SANTOS, M. A. S.; http://lattes.cnpq.br/0512781515801930; SANTOS, Maynara Andrielly Silva.
Résumé:
This dissertation examines the phenomenon of the commodification of the womens cause as
a survival tactic of capital in contemporary times, seeking to build, in the world of appearances,
a self-image as an ally of women and project it to public opinion insofar as, in essence,
exploits, dominates and violates thousands of women who are at the social base of its productive
structure expanding the forms of expropriation of the female workforce under neoliberalism
and the emptying of the female struggle, like the two large companies analyzed in this context,
Avon and Natura. This phenomenon is part of the dynamic development of the capitalist mode
of production itself, which, by virtue of the degree of concentration it has reached since its
imperialist stage, has become more complex in terms of expanding its forms of domination
in a process in which the facts of culture take on particular importance which operate in a
historically original way in postmodernity. In the struggle for hegemony, capital acquires a
broad capacity for reification from the accumulation of experience (material or subjective) in
an attempt to block, contain and channel the various social forces and cultures of opposition
that flourish against its logic of domination, especially with the development of the
phenomenon of political aestheticization capable of suppressing, from the dominance of
bourgeois ideology, the social contradictions caused by capital and promoting their
spectacularization, just as it does in relation to the womens cause.

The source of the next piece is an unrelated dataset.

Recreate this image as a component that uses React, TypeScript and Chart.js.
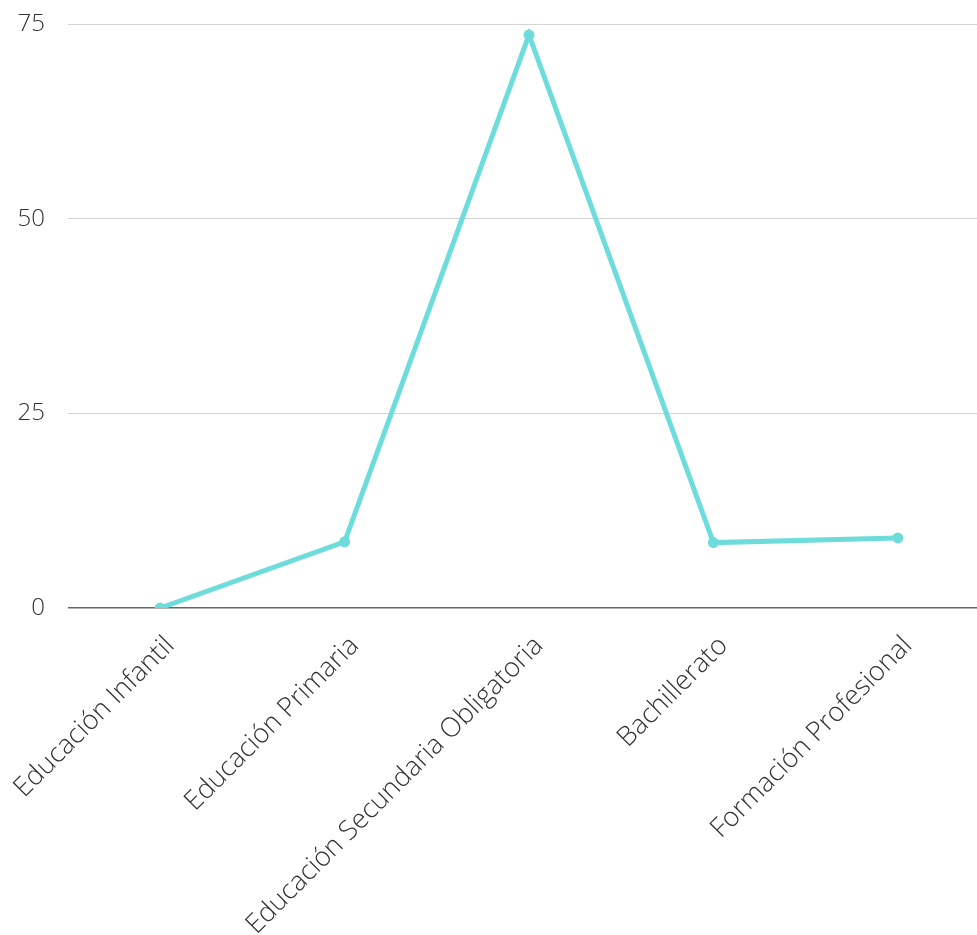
import React, { useEffect, useRef } from "react";
import { Chart, registerables } from "chart.js";

Chart.register(...registerables);

const categories: string[] = [
  "Educación Infantil",
  "Educación Primaria",
  "Educación Secundaria Obligatoria",
  "Bachillerato",
  "Formación Profesional",
];
const values: number[] = [0, 8.5, 73.6, 8.4, 9.0];
const yTicks: number[] = [0, 25, 50, 75];

const LINE_COLOR = "#6fdcdc";

function zeroPad(s: any) {
  s.paddingLeft = 0;
  s.paddingRight = 0;
  s.paddingTop = 0;
  s.paddingBottom = 0;
}

export default function App() {
  const ref = useRef<HTMLCanvasElement | null>(null);

  useEffect(() => {
    if (!ref.current) return;
    const chart = new Chart(ref.current, {
      type: "line",
      data: {
        labels: categories,
        datasets: [
          {
            data: values,
            borderColor: LINE_COLOR,
            backgroundColor: LINE_COLOR,
            borderWidth: 5,
            pointRadius: 5.5,
            pointHoverRadius: 5.5,
            pointBackgroundColor: LINE_COLOR,
            pointBorderWidth: 0,
            tension: 0,
            fill: false,
          },
        ],
      },
      options: {
        animation: false,
        responsive: true,
        maintainAspectRatio: false,
        layout: { autoPadding: false, padding: { top: 24, left: 0, right: 0, bottom: 0 } },
        plugins: { legend: { display: false }, tooltip: { enabled: false } },
        scales: {
          x: {
            offset: true,
            grid: { display: false, drawTicks: false },
            border: { display: false },
            ticks: {
              minRotation: 45,
              maxRotation: 45,
              autoSkip: false,
              padding: 22,
              labelOffset: 10,
              color: "#333",
              font: { family: "'Open Sans'", size: 27, weight: 300 as any },
            },
            afterFit: (s: any) => {
              s.height = 327;
              zeroPad(s);
            },
          },
          y: {
            min: 0,
            max: 75,
            afterBuildTicks: (s: any) => {
              s.ticks = yTicks.map((v) => ({ value: v }));
            },
            grid: {
              drawTicks: false,
              lineWidth: (c: any) => (c.tick && c.tick.value === 0 ? 1.5 : 1),
              color: (c: any) => (c.tick && c.tick.value === 0 ? "#666" : "#d4d4d4"),
            },
            border: { display: false },
            ticks: {
              padding: 23,
              color: "#333",
              font: { family: "'Open Sans'", size: 24, weight: 300 as any },
            },
            afterFit: (s: any) => {
              s.width = 68;
              zeroPad(s);
            },
          },
        },
      },
    });
    return () => chart.destroy();
  }, []);

  return (
    <div
      style={{
        position: "fixed",
        left: 0,
        top: 0,
        width: 977,
        height: 935,
        overflow: "hidden",
        background: "#fff",
      }}
    >
      <div style={{ position: "absolute", left: 0, top: 0, width: 990, height: 935 }}>
        <canvas ref={ref} />
      </div>
    </div>
  );
}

In this sense,
postmodernism is conceived as an important tool of domination for maintaining and deepening
the state of ideological confusion and dismantling the ranks of women's work in a context in
which the forces of capital are globalized (and organized) as never before, whether by
institutional means or through their private apparatuses of hegemony unfolding into urgent
political implications for women in the 21st century.